Florida, January 1943: these two sweater-wearing GIs are undergoing amphibious training. At right is the original Parsons jacket with pocket flaps, at left the more common flapless version. Both men wear M1 helmet liners without the steel shell, as was common in garrison and training.

Helmets

Initially, soldiers used the manganese steel US M1917A1 'dishpan' style helmet, with a rough sand surface and non-reflective OD finish. By mid-1942 large numbers of the M1 steel 'pot' were available. This helmet was to remain in US service until the mid-1980s. The chinstrap attachment brackets were fixed (welded) on the sides of the M1 helmet shell until 1945, when hinged brackets were introduced. Both helmets used a khaki canvas chinstrap with a claw-and-ball fastener.

The unusual feature of the M1 was its light fibre helmet liner which nested inside the steel shell and contained the webbing and leather suspension. The first model liner was thick-edged and made of compressed fibre covered with fabric; a thinner bonded cloth and plastic liner soon replaced this. Both types had a narrow brown leather chinstrap, normally worn up over the front brim of the steel shell. Liners were sometimes worn as separate headgear by GIs away from the front lines.

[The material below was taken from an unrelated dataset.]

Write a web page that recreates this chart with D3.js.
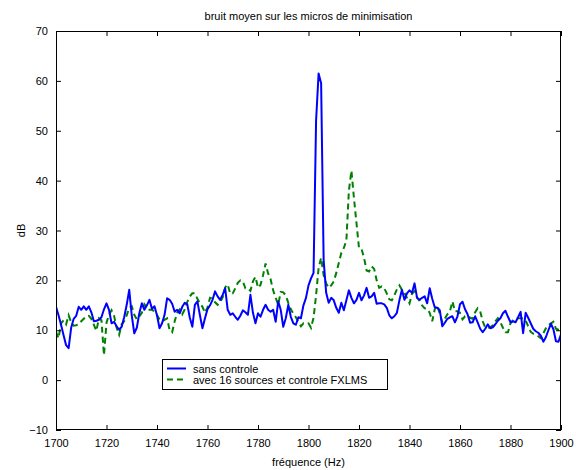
<!DOCTYPE html>
<html>
<head>
<meta charset="utf-8">
<script src="https://cdn.jsdelivr.net/npm/d3@7"></script>
<style>
  html, body { margin: 0; padding: 0; background: #fff; }
  svg { display: block; }
  text { font-family: "Liberation Sans", Arial, Helvetica, sans-serif; fill: #000; }
</style>
</head>
<body>
<svg id="chart" width="576" height="470"></svg>
<script>
// ---------- data ----------
const freqStart = 1700;   // Hz, 1 Hz steps
const sansControle = [
  14.7, 13.0, 11.1, 9.0, 7.0, 6.4, 10.5, 12.3, 12.9, 14.7,
  14.1, 14.8, 14.1, 14.8, 13.6, 11.8, 11.9, 12.1, 12.6, 14.2,
  15.4, 14.1, 11.4, 11.7, 10.8, 10.1, 10.7, 12.6, 15.1, 18.1,
  13.0, 9.4, 10.5, 13.4, 15.4, 14.1, 15.0, 16.1, 14.3, 14.8,
  13.0, 10.4, 11.4, 13.1, 16.4, 16.1, 15.3, 13.7, 14.1, 13.4,
  14.7, 15.5, 15.2, 12.5, 10.7, 15.1, 15.8, 13.0, 10.4, 12.4,
  14.2, 15.0, 16.1, 17.8, 16.8, 16.1, 17.1, 18.4, 14.1, 13.1,
  13.4, 12.7, 12.1, 12.9, 14.0, 13.6, 13.1, 17.1, 13.5, 11.4,
  13.4, 12.7, 14.1, 15.1, 14.1, 13.7, 14.1, 11.7, 15.8, 14.1,
  10.7, 12.4, 15.1, 12.7, 11.4, 11.1, 12.6, 12.4, 15.0, 16.5,
  19.0, 20.4, 21.5, 52.0, 61.5, 59.5, 24.0, 17.5, 15.5, 16.5,
  16.0, 14.5, 13.5, 15.5, 14.0, 16.0, 18.0, 16.5, 15.4, 16.1,
  17.5, 16.0, 17.0, 18.5, 16.5, 16.8, 17.5, 15.3, 15.4, 15.4,
  15.2, 14.5, 13.0, 12.4, 12.8, 13.5, 16.0, 18.1, 16.1, 17.4,
  18.0, 17.5, 19.4, 16.5, 16.1, 16.5, 16.8, 15.4, 18.4, 16.3,
  14.6, 14.5, 14.0, 10.8, 11.5, 12.3, 12.6, 12.8, 11.6, 12.8,
  15.2, 15.7, 14.2, 13.2, 11.5, 11.6, 12.8, 11.6, 10.3, 9.6,
  10.3, 11.2, 10.4, 10.6, 11.2, 11.9, 12.4, 13.4, 13.9, 12.7,
  11.6, 11.8, 11.6, 12.6, 13.7, 9.4, 13.5, 12.5, 11.4, 10.3,
  9.8, 9.5, 8.9, 7.7, 8.6, 10.0, 11.3, 10.2, 7.8, 7.7,
  9.2
];
const avecFXLMS = [
  9.7, 8.4, 11.4, 12.0, 11.2, 13.0, 11.6, 10.9, 11.0, 11.2,
  11.8, 12.3, 12.8, 12.9, 12.3, 11.1, 9.9, 12.4, 12.0, 5.0,
  11.5, 13.1, 14.0, 12.9, 10.5, 9.1, 11.2, 11.8, 13.0, 14.5,
  14.8, 13.1, 12.2, 12.8, 13.5, 15.2, 14.5, 14.1, 14.1, 13.8,
  13.0, 12.2, 11.8, 12.1, 12.4, 10.0, 9.6, 11.8, 13.5, 14.2,
  13.2, 14.2, 15.7, 16.8, 17.4, 17.4, 16.3, 15.4, 14.7, 13.5,
  14.6, 16.5, 16.3, 15.6, 15.1, 15.6, 16.6, 18.6, 19.2, 17.3,
  17.4, 18.4, 19.5, 20.0, 19.8, 18.4, 18.4, 17.9, 19.8, 20.7,
  18.5, 19.1, 21.0, 23.4, 21.4, 20.2, 18.0, 16.5, 15.1, 17.7,
  17.6, 17.0, 15.5, 14.2, 13.3, 12.6, 11.6, 10.8, 11.4, 11.3,
  11.4, 10.5, 12.5, 17.0, 22.5, 24.5, 21.0, 19.4, 18.5, 19.0,
  19.8, 21.5, 23.5, 25.5, 26.5, 28.0, 38.0, 42.0, 36.5, 31.5,
  26.5, 26.3, 24.5, 22.0, 21.8, 22.8, 22.3, 20.0, 18.5, 18.8,
  18.4, 17.4, 16.2, 16.0, 17.0, 18.2, 19.0, 18.1, 17.5, 16.5,
  15.4, 17.3, 17.8, 16.5, 15.9, 15.0, 14.4, 14.3, 13.5, 11.8,
  14.2, 15.0, 13.3, 11.6, 12.3, 13.2, 13.8, 15.8, 13.8, 13.8,
  13.5, 12.2, 12.8, 12.9, 12.5, 12.3, 13.6, 14.4, 13.8, 11.8,
  10.5, 10.5, 10.6, 11.0, 11.8, 12.4, 11.6, 10.5, 9.6, 9.6,
  11.4, 12.0, 12.2, 12.4, 12.4, 12.4, 12.0, 10.8, 9.7, 9.3,
  9.1, 8.8, 8.4, 9.4, 10.4, 11.0, 11.4, 11.7, 10.3, 10.1,
  10.1
];
const xTicks = [1700, 1720, 1740, 1760, 1780, 1800, 1820, 1840, 1860, 1880, 1900];
const yTicks = [-10, 0, 10, 20, 30, 40, 50, 60, 70];
const seriesNames = ["sans controle", "avec 16 sources et controle FXLMS"];
const titleText = "bruit moyen sur les micros de minimisation";
const xLabel = "fréquence (Hz)";
const yLabel = "dB";

// ---------- layout ----------
const L = 56, R = 561, T = 31, B = 430;
const svg = d3.select("#chart");
const x = d3.scaleLinear().domain([1700, 1900]).range([L, R]);
const y = d3.scaleLinear().domain([-10, 70]).range([B, T]);

const fmt = d => (d < 0 ? "\u2212" + Math.abs(d) : String(d));

// series
const toPts = arr => arr.map((v, i) => [freqStart + i, v]);
const line = d3.line().x(d => x(d[0])).y(d => y(d[1]));

svg.append("clipPath").attr("id", "plotclip")
  .append("rect").attr("x", L).attr("y", T).attr("width", R - L).attr("height", B - T);

const plot = svg.append("g").attr("clip-path", "url(#plotclip)");
plot.append("path").datum(toPts(avecFXLMS))
  .attr("fill", "none").attr("stroke", "#008000").attr("stroke-width", 2)
  .attr("stroke-dasharray", "6,4").attr("d", line);
plot.append("path").datum(toPts(sansControle))
  .attr("fill", "none").attr("stroke", "#0000ff").attr("stroke-width", 2)
  .attr("stroke-linejoin", "round").attr("d", line);

// axes (MATLAB style: inward ticks on all sides)
const tl = 5;
const axB = svg.append("g").attr("transform", `translate(0,${B})`)
  .call(d3.axisBottom(x).tickValues(xTicks).tickSize(-tl).tickPadding(tl + 4).tickFormat(d => d));
const axT = svg.append("g").attr("transform", `translate(0,${T})`)
  .call(d3.axisTop(x).tickValues(xTicks).tickSize(-tl).tickFormat(""));
const axL = svg.append("g").attr("transform", `translate(${L},0)`)
  .call(d3.axisLeft(y).tickValues(yTicks).tickSize(-tl).tickPadding(tl + 3).tickFormat(fmt));
const axR = svg.append("g").attr("transform", `translate(${R},0)`)
  .call(d3.axisRight(y).tickValues(yTicks).tickSize(-tl).tickFormat(""));
[axB, axT, axL, axR].forEach(g => {
  g.select(".domain").remove();
  g.selectAll("line").attr("stroke", "#000").attr("stroke-width", 1);
  g.selectAll("text").style("font-size", "11px").attr("fill", "#000")
    .style("font-family", '"Liberation Sans", Arial, sans-serif');
});
svg.append("rect").attr("x", L + 0.5).attr("y", T + 0.5)
  .attr("width", R - L - 1).attr("height", B - T - 1)
  .attr("fill", "none").attr("stroke", "#000").attr("stroke-width", 1);

// titles
svg.append("text").attr("x", (L + R) / 2).attr("y", 20).attr("text-anchor", "middle")
  .style("font-size", "11px").text(titleText);
svg.append("text").attr("x", (L + R) / 2).attr("y", 466).attr("text-anchor", "middle")
  .style("font-size", "11px").text(xLabel);
svg.append("text").attr("transform", `translate(25,${(T + B) / 2}) rotate(-90)`)
  .attr("text-anchor", "middle").style("font-size", "11px").text(yLabel);

// legend
const lg = svg.append("g");
lg.append("rect").attr("x", 162.5).attr("y", 359.5).attr("width", 225).attr("height", 30)
  .attr("fill", "#fff").attr("stroke", "#000").attr("stroke-width", 1);
const colors = ["#0000ff", "#008000"];
const dashes = [null, "6,4"];
seriesNames.forEach((name, i) => {
  const yy = 368.5 + i * 11;
  lg.append("line").attr("x1", 167).attr("x2", 186).attr("y1", yy).attr("y2", yy)
    .attr("stroke", colors[i]).attr("stroke-width", 2)
    .attr("stroke-dasharray", dashes[i]);
  lg.append("text").attr("x", 193).attr("y", yy + 4).style("font-size", "11px").text(name);
});
</script>
</body>
</html>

Okinawa, 1945: lightly equipped GIs of the 96th 'Deadeye' Division look for a place to deploy their Browning M1919 air-cooled machine gun. All wear cargo-pocket HBT trousers and buckle boots. The two-month fight on this island would cost the 10th Army about 7,500 killed and 32,000 wounded.

Some units in the Pacific and Mediterranean painted their helmets in camouflage patterns of large green and brown blotches or smudges. By 1943 helmet netting for the attachment of foliage was available; but as the Japanese used helmet nets, Pacific theatre GIs usually did not. Burlap covers were sometimes fashioned; and in the Pacific, US Marine Corps camouflage covers were also used occasionally. A cumbersome anti-mosquito helmet netting (face veil) cover was later issued. Helmet markings of rank and unit symbols were somewhat common in Europe, but almost unknown in the Pacific. The usual way of wearing a helmet in all theatres was without a net and with the canvas chinstrap pushed up over the rear brim, or left dangling.